### Aim of the exercise
Leave out the pictures and reproduce all of the data exactly.

### Material provided

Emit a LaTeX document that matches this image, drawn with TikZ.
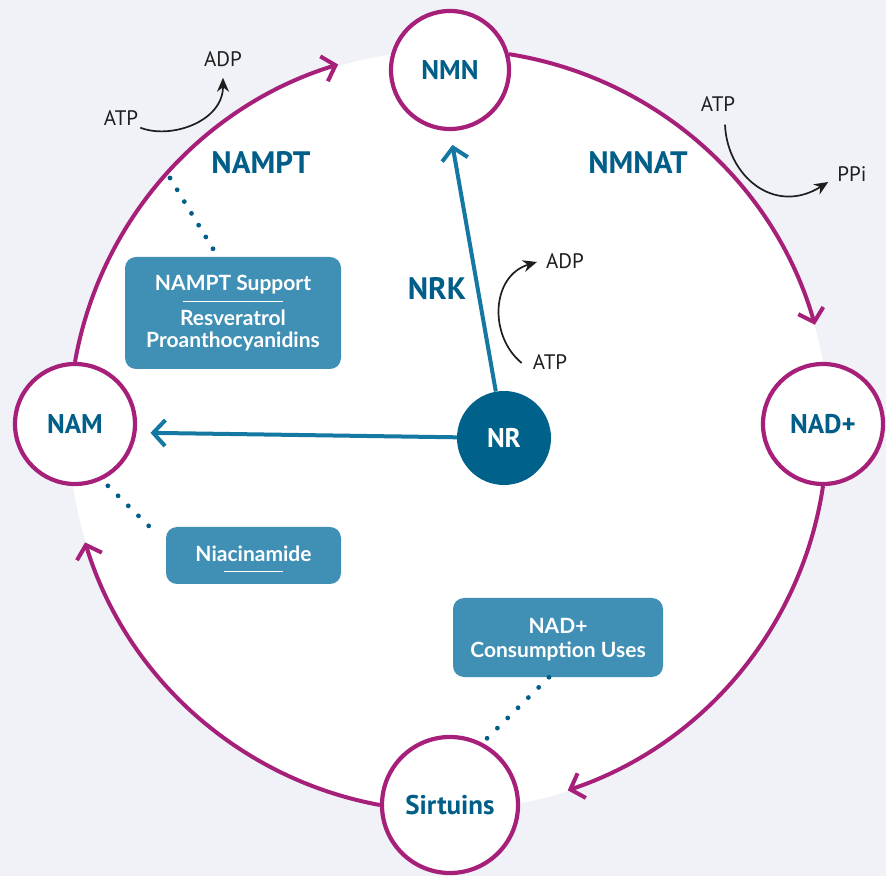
\documentclass[tikz,border=0pt]{standalone}
\usepackage{fontspec}
\usetikzlibrary{arrows.meta}
\newfontfamily\ptsans{PT Sans}
\newfontfamily\lato{Lato}
\definecolor{bg}{RGB}{240,242,248}
\definecolor{cyc}{RGB}{166,32,122}
\definecolor{navy}{RGB}{0,94,136}
\definecolor{nrblue}{RGB}{0,97,138}
\definecolor{arrblue}{RGB}{20,120,163}
\definecolor{boxblue}{RGB}{64,144,182}
\definecolor{ink}{RGB}{30,30,30}

\begin{document}
\begin{tikzpicture}[x=1pt,y=1pt,
  met/.style={circle,draw=cyc,line width=4.2pt,fill=white,minimum size=#1,inner sep=0pt,
    text=navy,font=\ptsans\bfseries\fontsize{27}{27}\selectfont},
  met/.default=120pt,
  cycarrow/.style={draw=cyc,line width=4pt,-{Straight Barb[length=12pt,width=26pt]}},
  nrarrow/.style={draw=arrblue,line width=4pt,shorten >=14pt,-{Straight Barb[length=12pt,width=26pt]}},
  dotline/.style={draw=navy,line width=4.8pt,line cap=round,dash pattern=on 0pt off #1},
  dotline/.default=14pt,
  enz/.style={text=navy,font=\ptsans\bfseries\fontsize{31}{31}\selectfont},
  small/.style={text=ink,inner sep=2pt,font=\ptsans\fontsize{21}{21}\selectfont},
  rxn/.style={draw=ink,line width=1.7pt,-{Stealth[length=14pt,width=12pt]}},
  infobox/.style={fill=boxblue,rounded corners=11pt,text=white,align=center,inner sep=0pt,
    font=\lato\bfseries\fontsize{21}{22}\selectfont}]

  \fill[bg] (0,0) rectangle (886,876);
  \useasboundingbox (0,0) rectangle (886,876);
  \fill[white] (449,446) circle[radius=380];

  \node[met=118pt] (nmn) at (450,806) {NMN};
  \node[met] (nam) at (75,452) {NAM};
  \node[met] (nad) at (823,452) {NAD+};
  \node[met=136pt] (sirt) at (450,71) {Sirtuins};
  \node[circle,fill=nrblue,minimum size=94pt,inner sep=0pt,text=white,
    font=\ptsans\bfseries\fontsize{27}{27}\selectfont] (nr) at (504,438) {NR};

  \draw[cycarrow] (nam.north) arc[start angle=170,end angle=107,radius=380];
  \draw[cycarrow] (nmn.15) arc[start angle=81,end angle=16,radius=380];
  \draw[cycarrow] (nad.south) arc[start angle=-8.5,end angle=-71.5,radius=380];
  \draw[cycarrow] (sirt.west) arc[start angle=259.6,end angle=197,radius=380];

  \draw[nrarrow] (nr) -- (nmn.south);
  \draw[nrarrow] (nr) -- (nam.-8);

  \node[enz] (nampt) at (261,713) {NAMPT};
  \node[enz] (nmnat) at (638,713) {NMNAT};
  \node[enz] (nrk) at (437,587) {NRK};

  \node[infobox,minimum width=216pt,minimum height=112pt] (b1) at (233,563)
    {NAMPT Support\\[-10pt]\rule{100pt}{1.3pt}\\[1pt]Resveratrol\\Proanthocyanidins};
  \node[infobox,minimum width=175pt,minimum height=57pt] (b2) at (253.5,320.5)
    {\rule{0pt}{23pt}Niacinamide\\[-11pt]\rule{59pt}{1.3pt}};
  \node[infobox,minimum width=210pt,minimum height=79pt] (b3) at (558,238.5)
    {\rule{0pt}{19pt}NAD+\\[2pt]Consumption Uses};

  \coordinate (d1) at (170,698);
  \draw[dotline=13.8pt] (d1) -- ([shift={(-20,8)}]b1.north);
  \draw[dotline=14.3pt] (nam) ++(-62:70) -- ([shift={(-7,-9)}]b2.north west);
  \draw[dotline=14.5pt] ([xshift=-9pt]b3.south) -- ([shift={(61:76)}]sirt.center);

  \node[small] (atp1) at (121,758) {ATP};
  \node[small] (adp1) at (223,817) {ADP};
  \node[small] (atp2) at (718,772) {ATP};
  \node[small] (ppi) at (852,702) {PPi};
  \node[small] (atp3) at (550,514) {ATP};
  \node[small] (adp3) at (565,615) {ADP};

  \draw[rxn] (atp1.south east) .. controls +(30,-12) and +(0,-44) .. ([yshift=-9pt]adp1.south);
  \draw[rxn] ([shift={(7,-11)}]atp2.south) .. controls +(2,-51) and +(-54,-34) .. ([shift={(-7,-8)}]ppi.west);
  \draw[rxn] ([shift={(-9,-1)}]atp3.west) .. controls +(-33,27) and +(-46,-14) .. ([shift={(-7,-1)}]adp3.west);
\end{tikzpicture}
\end{document}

### Full solution
Emit a LaTeX document that matches this image, drawn with TikZ.
\documentclass[tikz,border=0pt]{standalone}
\usepackage{fontspec}
\usetikzlibrary{arrows.meta}
\newfontfamily\ptsans{PT Sans}
\newfontfamily\lato{Lato}
\definecolor{bg}{RGB}{240,242,248}
\definecolor{cyc}{RGB}{166,32,122}
\definecolor{navy}{RGB}{0,94,136}
\definecolor{nrblue}{RGB}{0,97,138}
\definecolor{arrblue}{RGB}{20,120,163}
\definecolor{boxblue}{RGB}{64,144,182}
\definecolor{ink}{RGB}{30,30,30}

\begin{document}
\begin{tikzpicture}[x=1pt,y=1pt,
  met/.style={circle,draw=cyc,line width=4.2pt,fill=white,minimum size=#1,inner sep=0pt,
    text=navy,font=\ptsans\bfseries\fontsize{27}{27}\selectfont},
  met/.default=120pt,
  cycarrow/.style={draw=cyc,line width=4pt,-{Straight Barb[length=12pt,width=26pt]}},
  nrarrow/.style={draw=arrblue,line width=4pt,shorten >=14pt,-{Straight Barb[length=12pt,width=26pt]}},
  dotline/.style={draw=navy,line width=4.8pt,line cap=round,dash pattern=on 0pt off #1},
  dotline/.default=14pt,
  enz/.style={text=navy,font=\ptsans\bfseries\fontsize{31}{31}\selectfont},
  small/.style={text=ink,inner sep=2pt,font=\ptsans\fontsize{21}{21}\selectfont},
  rxn/.style={draw=ink,line width=1.7pt,-{Stealth[length=14pt,width=12pt]}},
  infobox/.style={fill=boxblue,rounded corners=11pt,text=white,align=center,inner sep=0pt,
    font=\lato\bfseries\fontsize{21}{22}\selectfont}]

  \fill[bg] (0,0) rectangle (886,876);
  \useasboundingbox (0,0) rectangle (886,876);
  \fill[white] (449,446) circle[radius=380];

  \node[met=118pt] (nmn) at (450,806) {NMN};
  \node[met] (nam) at (75,452) {NAM};
  \node[met] (nad) at (823,452) {NAD+};
  \node[met=136pt] (sirt) at (450,71) {Sirtuins};
  \node[circle,fill=nrblue,minimum size=94pt,inner sep=0pt,text=white,
    font=\ptsans\bfseries\fontsize{27}{27}\selectfont] (nr) at (504,438) {NR};

  \draw[cycarrow] (nam.north) arc[start angle=170,end angle=107,radius=380];
  \draw[cycarrow] (nmn.15) arc[start angle=81,end angle=16,radius=380];
  \draw[cycarrow] (nad.south) arc[start angle=-8.5,end angle=-71.5,radius=380];
  \draw[cycarrow] (sirt.west) arc[start angle=259.6,end angle=197,radius=380];

  \draw[nrarrow] (nr) -- (nmn.south);
  \draw[nrarrow] (nr) -- (nam.-8);

  \node[enz] (nampt) at (261,713) {NAMPT};
  \node[enz] (nmnat) at (638,713) {NMNAT};
  \node[enz] (nrk) at (437,587) {NRK};

  \node[infobox,minimum width=216pt,minimum height=112pt] (b1) at (233,563)
    {NAMPT Support\\[-10pt]\rule{100pt}{1.3pt}\\[1pt]Resveratrol\\Proanthocyanidins};
  \node[infobox,minimum width=175pt,minimum height=57pt] (b2) at (253.5,320.5)
    {\rule{0pt}{23pt}Niacinamide\\[-11pt]\rule{59pt}{1.3pt}};
  \node[infobox,minimum width=210pt,minimum height=79pt] (b3) at (558,238.5)
    {\rule{0pt}{19pt}NAD+\\[2pt]Consumption Uses};

  \coordinate (d1) at (170,698);
  \draw[dotline=13.8pt] (d1) -- ([shift={(-20,8)}]b1.north);
  \draw[dotline=14.3pt] (nam) ++(-62:70) -- ([shift={(-7,-9)}]b2.north west);
  \draw[dotline=14.5pt] ([xshift=-9pt]b3.south) -- ([shift={(61:76)}]sirt.center);

  \node[small] (atp1) at (121,758) {ATP};
  \node[small] (adp1) at (223,817) {ADP};
  \node[small] (atp2) at (718,772) {ATP};
  \node[small] (ppi) at (852,702) {PPi};
  \node[small] (atp3) at (550,514) {ATP};
  \node[small] (adp3) at (565,615) {ADP};

  \draw[rxn] (atp1.south east) .. controls +(30,-12) and +(0,-44) .. ([yshift=-9pt]adp1.south);
  \draw[rxn] ([shift={(7,-11)}]atp2.south) .. controls +(2,-51) and +(-54,-34) .. ([shift={(-7,-8)}]ppi.west);
  \draw[rxn] ([shift={(-9,-1)}]atp3.west) .. controls +(-33,27) and +(-46,-14) .. ([shift={(-7,-1)}]adp3.west);
\end{tikzpicture}
\end{document}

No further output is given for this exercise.